Nor was there much for the Thai owners of the Thai restaurant or the Korean folks who own the laundry in town. They are too busy worrying about keeping their businesses afloat to waste much time chatting about Democrats with me.
And I thought about Trump rallies I've seen on TV and thought, well, they certainly seem to inspire his crowds. They are the modern day version of those old Nuremberg rallies which were staged with thousands of flags and strutting soldiers and Swastikas everywhere and stiff arm salutes.
And then I thought about our own local Democratic club meetings, which are almost exclusively about the mechanics of organizing efforts to reach voters with our "message" and how best to do it, door knocking or on line.
I tried to think about when, as a group, we have ever debated just what our message should be.
We once had an exchange, in Zoom, about abortion, where I said I was for abortion but not for infanticide, and another Dem, a very bright lady, said she was for allowing "abortion" right up to the time of delivery because as far as she was concerned that fetus was part of the mother, or at least that's what I think she was saying, but she quickly added that was something we could talk about later, privately.

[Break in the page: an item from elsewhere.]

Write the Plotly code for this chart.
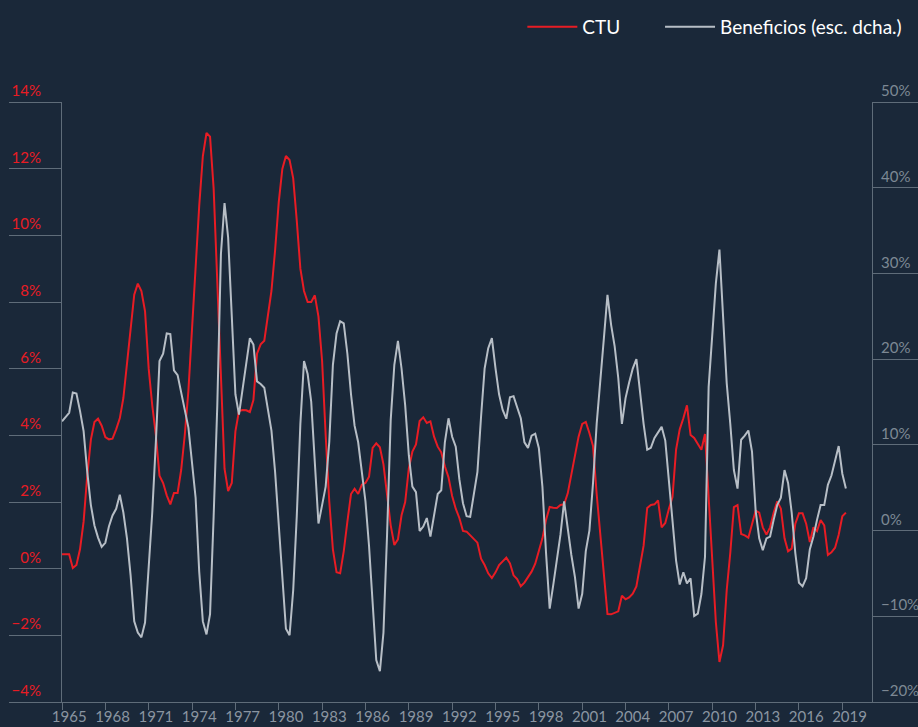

And I thought: Privately? Is that not exactly the sort of thing we should be talking about in public, as Democrats, exploring what our stance, our "message" should be?
Every time I have brought up an issue of values of "message," whether it's a question of whether the town of Hampton should be writing a check to support the local Catholic Church or whether we should be pushing for the teaching of how racism has functioned in American history, that gets deferred to some other forum.
During World War Two, soldiers and sailors were not allowed to discuss religion or politics on board ship and it was understood why: These hot topics would only foment dissension in the ranks. Going to war was not about discussing the why, only the what, only how we were going to kill Germans, not why.
That seems to be pretty much where we are now in our Democratic Party meetings and conventions: we are gathered together to discuss what we are about, not why we are about it or even the why of the what should be.